Masiero R., 2015. Paesaggio paesaggi. Vedere le cose, Libria.
Palazzo A.L., 2018, Forme territoriali, forme della modificazione. Una via italiana all’area vasta, “Archivio di studi urbani e regionali”, n. 121.
Zanenga P., 2019, Il futuro dei saperi politecnici, a cura di M. Maguolo. Fondazione Francesco Fabbri, Diotima, Centro Europa Ricerche.




Note

1 A seconda del tipo di patrimonio culturale, e del suo contesto culturale, i beni soddisfano le condizioni di autenticità se il loro valore culturale viene espresso attraverso una serie di caratteristiche, tra cui: a) forma e design; b) materiali e sostanza; c) uso e funzione; d) tradizioni, tecniche e sistemi di gestione; e) ubicazione e impostazione; f) la lingua e altre forme di patrimonio immateriale; g) spirito, sentimento; h) altri fattori interni ed esterni.
L'integrità è una misura della completezza e integrità del patrimonio naturale e / o culturale e dei suoi attributi.

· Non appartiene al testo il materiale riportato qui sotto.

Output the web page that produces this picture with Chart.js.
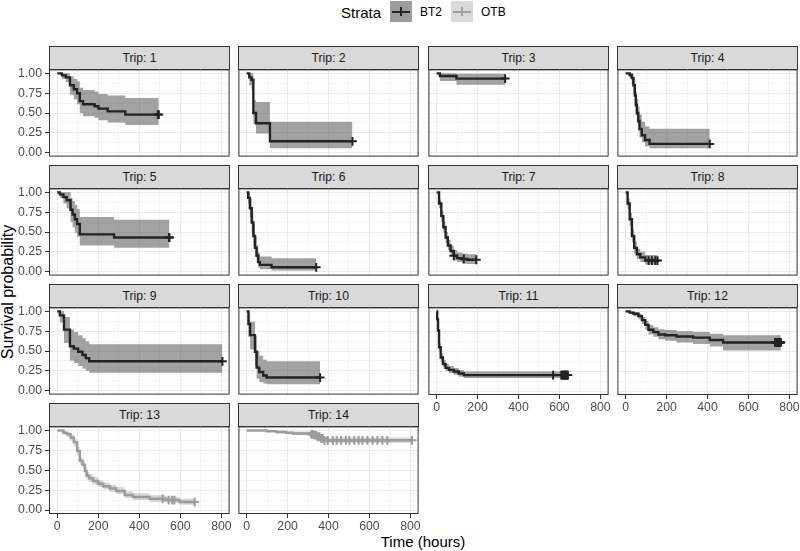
<!DOCTYPE html>
<html>
<head>
<meta charset="utf-8">
<script src="https://cdn.jsdelivr.net/npm/chart.js@4.4.1/dist/chart.umd.min.js"></script>
<style>
  body { margin: 0; background: #fff; font-family: 'Liberation Sans', Arial, sans-serif; }
  #wrap { position: relative; width: 800px; height: 551px; overflow: hidden; background: #fff; }
  #wrap canvas { position: absolute; }
  .strip { position: absolute; box-sizing: border-box; background: #d9d9d9; border: 1px solid #333;
    font-size: 12.2px; color: #1a1a1a; text-align: center; }
  .txt { position: absolute; white-space: nowrap; color: #000; }
  .key { position: absolute; top: 1px; width: 22px; height: 21px; }
  .key i { position: absolute; display: block; }
</style>
</head>
<body>
<div id="wrap">
  <div class="txt" style="left:341px;top:4px;font-size:15px;line-height:17px;">Strata</div>
  <div class="key" style="left:390px;background:#9c9c9c;">
    <i style="left:2px;top:9.5px;width:18px;height:2.4px;background:#262626;"></i>
    <i style="left:10px;top:6px;width:2px;height:9px;background:#262626;"></i>
  </div>
  <div class="txt" style="left:420px;top:5px;font-size:12px;line-height:15px;">BT2</div>
  <div class="key" style="left:451px;background:#dadada;">
    <i style="left:2px;top:9.5px;width:18px;height:2.4px;background:#a0a0a0;"></i>
    <i style="left:10px;top:6px;width:2px;height:9px;background:#a0a0a0;"></i>
  </div>
  <div class="txt" style="left:481px;top:5px;font-size:12px;line-height:15px;">OTB</div>
  <div class="txt" style="left:423px;top:541px;font-size:15px;transform:translate(-50%,-50%);">Time (hours)</div>
  <div class="txt" style="left:8px;top:292px;font-size:16px;transform:translate(-50%,-50%) rotate(-90deg);">Survival probability</div>
</div>
<script>
var tripLabels = ['Trip: 1', 'Trip: 2', 'Trip: 3', 'Trip: 4', 'Trip: 5', 'Trip: 6', 'Trip: 7',
  'Trip: 8', 'Trip: 9', 'Trip: 10', 'Trip: 11', 'Trip: 12', 'Trip: 13', 'Trip: 14'];
var tripStrata = ['BT2', 'BT2', 'BT2', 'BT2', 'BT2', 'BT2', 'BT2',
  'BT2', 'BT2', 'BT2', 'BT2', 'BT2', 'OTB', 'OTB'];

// event times (hours) for each trip
var survTimes = [
  [0, 23, 42, 62, 81, 97, 110, 126, 182, 201, 246, 332, 495],
  [0, 13, 24, 33, 46, 114, 517],
  [0, 16, 97, 335],
  [0, 20, 30, 38, 45, 50, 55, 62, 68, 79, 95, 117, 411],
  [0, 13, 30, 46, 65, 75, 86, 97, 110, 277, 547],
  [0, 8, 16, 25, 33, 41, 49, 57, 65, 122, 340],
  [0, 12, 23, 33, 44, 55, 68, 84, 100, 125, 149, 194],
  [0, 10, 20, 31, 42, 55, 72, 96, 156],
  [0, 13, 33, 62, 81, 102, 123, 139, 156, 805],
  [0, 9, 17, 41, 49, 62, 81, 98, 359],
  [0, 3, 7, 12, 20, 31, 44, 60, 84, 108, 133, 641],
  [0, 20, 39, 63, 80, 96, 112, 136, 160, 193, 249, 330, 411, 476, 758],
  [0, 30, 46, 65, 81, 97, 110, 123, 135, 143, 156, 175, 199, 224, 256, 288, 329, 369, 450, 530, 595, 670],
  [0, 97, 146, 194, 227, 308, 332, 348, 364, 380, 808]
];

var survProb = [
  [1, .975, .95, .85, .80, .75, .65, .61, .585, .555, .52, .48, .48],
  [1, .95, .92, .50, .37, .143, .143],
  [1, .967, .934, .934],
  [1, .98, .94, .85, .72, .60, .50, .40, .30, .22, .16, .11, .11],
  [1, .975, .94, .90, .78, .72, .66, .60, .47, .43, .43],
  [1, .93, .80, .62, .45, .30, .20, .12, .085, .055, .055],
  [1, .86, .70, .56, .43, .33, .26, .20, .17, .16, .15, .15],
  [1, .86, .66, .45, .30, .22, .18, .14, .14],
  [1, .95, .77, .56, .53, .49, .45, .41, .37, .37],
  [1, .84, .70, .49, .29, .235, .19, .165, .165],
  [1, .90, .76, .55, .42, .34, .29, .265, .245, .22, .20, .20],
  [1, .985, .97, .94, .89, .83, .77, .74, .71, .70, .685, .67, .64, .61, .61],
  [1, .97, .95, .91, .85, .74, .62, .57, .49, .43, .40, .365, .33, .30, .27, .24, .19, .165, .14, .125, .10, .10],
  [1, .99, .98, .97, .96, .95, .94, .92, .90, .875, .875]
];

var survUpper = [
  [1, 1, 1, .96, .93, .90, .82, .79, .77, .74, .72, .69, .69],
  [1, 1, 1, .66, .64, .39, .39],
  [1, 1, .995, .995],
  [1, 1, 1, .96, .87, .77, .68, .58, .48, .39, .33, .30, .30],
  [1, 1, 1, 1, .93, .89, .84, .79, .69, .655, .655],
  [1, 1, .92, .76, .60, .45, .34, .24, .19, .17, .17],
  [1, .91, .77, .63, .50, .40, .33, .27, .24, .23, .22, .22],
  [1, .92, .74, .53, .38, .29, .25, .21, .21],
  [1, 1, .93, .77, .74, .70, .66, .62, .585, .585],
  [1, .97, .87, .69, .50, .44, .39, .37, .37],
  [1, .94, .81, .60, .47, .39, .34, .315, .29, .265, .245, .245],
  [1, 1, .99, .97, .93, .88, .83, .80, .775, .765, .75, .74, .72, .70, .70],
  [1, .99, .98, .95, .89, .79, .67, .62, .54, .48, .45, .41, .375, .345, .315, .285, .235, .21, .185, .17, .145, .145],
  [1, 1, 1, .99, .985, .975, .965, .95, .93, .91, .91]
];

var survLower = [
  [1, .93, .89, .73, .67, .61, .50, .46, .44, .41, .38, .35, .35],
  [1, .85, .80, .36, .24, .055, .055],
  [1, .905, .855, .855],
  [1, .94, .87, .75, .58, .47, .37, .27, .19, .13, .08, .055, .055],
  [1, .93, .86, .80, .63, .56, .49, .44, .33, .30, .30],
  [1, .86, .68, .49, .32, .19, .11, .05, .03, .015, .015],
  [1, .80, .63, .49, .36, .27, .20, .14, .12, .10, .095, .095],
  [1, .79, .58, .37, .23, .16, .12, .09, .09],
  [1, .86, .60, .38, .35, .31, .28, .25, .225, .225],
  [1, .68, .52, .31, .15, .11, .09, .08, .08],
  [1, .86, .71, .50, .37, .30, .25, .225, .205, .18, .165, .165],
  [1, .97, .94, .90, .84, .77, .71, .68, .65, .63, .61, .59, .56, .51, .51],
  [1, .95, .92, .87, .80, .69, .57, .52, .44, .38, .35, .32, .29, .26, .23, .20, .15, .125, .10, .09, .065, .065],
  [1, .98, .96, .95, .94, .925, .91, .89, .865, .84, .84]
];

// censored observations (hours)
var censorTimes = [
  [490, 495],
  [517],
  [335],
  [411],
  [545, 547],
  [340],
  [84, 133, 194],
  [112, 128, 145, 156],
  [805],
  [359],
  [569, 609, 612, 615, 618, 621, 624, 627, 630, 633, 636, 639, 641],
  [730, 733, 736, 739, 742, 745, 748, 751, 754, 756, 758],
  [514, 543, 560, 571, 670],
  [316, 324, 332, 340, 348, 356, 364, 372, 380, 396, 421, 440, 461, 485, 502, 526, 547, 566, 590, 615, 639, 663, 687, 808]
];

var xTicks = [0, 100, 200, 300, 400, 500, 600, 700, 800];
var yTicks = [0, 0.125, 0.25, 0.375, 0.5, 0.625, 0.75, 0.875, 1];

var COL_LEFT = [49, 238, 428, 617];
var ROW_TOP = [46, 165, 284, 403];
var PANEL_W = 181, STRIP_H = 23, PANEL_H = 88, M = 6;

var styles = {
  BT2: { line: '#232323', band: 'rgba(70,70,70,0.5)', width: 2.4 },
  OTB: { line: '#9c9c9c', band: 'rgba(150,150,150,0.38)', width: 2.5 }
};

Chart.defaults.font.family = "'Liberation Sans', Arial, sans-serif";

var panelBorder = {
  id: 'panelBorder',
  afterDraw: function (chart) {
    var a = chart.chartArea, ctx = chart.ctx;
    ctx.save();
    ctx.strokeStyle = '#333333';
    ctx.lineWidth = 1;
    ctx.strokeRect(a.left + 0.5, a.top + 0.5, a.width - 1, a.height - 1);
    ctx.restore();
  }
};

function survAt(i, t) {
  var v = 1;
  survTimes[i].forEach(function (s, j) { if (s <= t) v = survProb[i][j]; });
  return v;
}

function gridCol(c) { return c.index % 2 === 0 ? '#ebebeb' : '#f4f4f4'; }
function tickCol(c) { return c.index % 2 === 0 ? '#333333' : 'rgba(0,0,0,0)'; }

function buildPanel(i) {
  var wrap = document.getElementById('wrap');
  var col = i % 4, row = Math.floor(i / 4);
  var showY = col === 0;
  var showX = row === 3 || i === 10 || i === 11;
  var yW = showY ? 34 : 0, xH = showX ? 20 : 0;
  var left = COL_LEFT[col], top = ROW_TOP[row] + STRIP_H;

  var strip = document.createElement('div');
  strip.className = 'strip';
  strip.style.left = left + 'px';
  strip.style.top = ROW_TOP[row] + 'px';
  strip.style.width = PANEL_W + 'px';
  strip.style.height = (STRIP_H + 1) + 'px';
  strip.style.lineHeight = (STRIP_H - 1) + 'px';
  strip.textContent = tripLabels[i];
  wrap.appendChild(strip);

  var cv = document.createElement('canvas');
  cv.width = PANEL_W + yW + 2 * M;
  cv.height = PANEL_H + xH + 2 * M;
  cv.style.left = (left - yW - M) + 'px';
  cv.style.top = (top - M) + 'px';
  wrap.appendChild(cv);

  var st = styles[tripStrata[i]];
  function pts(arr) {
    return survTimes[i].map(function (t, j) { return { x: t, y: arr[i][j] }; });
  }
  var censorPts = censorTimes[i].map(function (t) { return { x: t, y: survAt(i, t) }; });

  new Chart(cv, {
    type: 'line',
    data: {
      datasets: [
        { data: censorPts, showLine: false, pointStyle: 'cross', pointRadius: 4.4,
          pointBorderWidth: 2, pointBorderColor: st.line, pointBackgroundColor: st.line },
        { data: pts(survProb), borderColor: st.line, borderWidth: st.width, stepped: true,
          pointRadius: 0, fill: false },
        { data: pts(survUpper), borderColor: 'transparent', borderWidth: 0, stepped: true,
          pointRadius: 0, fill: '+1', backgroundColor: st.band },
        { data: pts(survLower), borderColor: 'transparent', borderWidth: 0, stepped: true,
          pointRadius: 0, fill: false }
      ]
    },
    options: {
      responsive: false,
      animation: false,
      devicePixelRatio: 1,
      events: [],
      layout: { padding: M },
      plugins: { legend: { display: false }, tooltip: { enabled: false } },
      scales: {
        x: {
          type: 'linear', min: -40, max: 840,
          afterBuildTicks: function (s) { s.ticks = xTicks.map(function (v) { return { value: v }; }); },
          afterFit: function (s) { s.height = xH; s.paddingLeft = 0; s.paddingRight = 0; },
          border: { display: false },
          grid: { color: gridCol, lineWidth: 1, drawTicks: showX, tickLength: 4, tickColor: tickCol, tickWidth: 1 },
          ticks: {
            display: showX, padding: 1, maxRotation: 0, autoSkip: false, color: '#4d4d4d',
            font: { size: 12.3 },
            callback: function (v) { return v % 200 === 0 ? String(v) : ''; }
          }
        },
        y: {
          type: 'linear', min: -0.05, max: 1.05,
          afterBuildTicks: function (s) { s.ticks = yTicks.map(function (v) { return { value: v }; }); },
          afterFit: function (s) { s.width = yW; s.paddingTop = 0; s.paddingBottom = 0; },
          border: { display: false },
          grid: { color: gridCol, lineWidth: 1, drawTicks: showY, tickLength: 4, tickColor: tickCol, tickWidth: 1 },
          ticks: {
            display: showY, padding: 3, autoSkip: false, color: '#4d4d4d',
            font: { size: 12.3 },
            callback: function (v) { return (v * 4) % 1 === 0 ? v.toFixed(2) : ''; }
          }
        }
      }
    },
    plugins: [panelBorder]
  });
}

document.addEventListener('DOMContentLoaded', function () {
  tripLabels.forEach(function (lbl, i) { buildPanel(i); });
});
</script>
</body>
</html>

L’esame delle condizioni di integrità richiede una valutazione della misura in cui il bene: a) comprenda tutti gli elementi necessari per esprimere il suo valore universale eccezionale; b) sia di dimensioni sufficienti a garantire la completa rappresentazione delle caratteristiche e dei processi che comunichino il significato del bene; c) soffra di effetti avversi di sviluppo e / o abbandono.

2 Sullo sfondo dei conflitti d’uso e nell’ambito di un quadro normativo affastellato di strumenti e dispositivi settoriali, la normativa di uso di un bene territoriale penetra nella profondità di modi radicati di stare al mondo, interpella comportamenti e bisogni: chiede condivisione.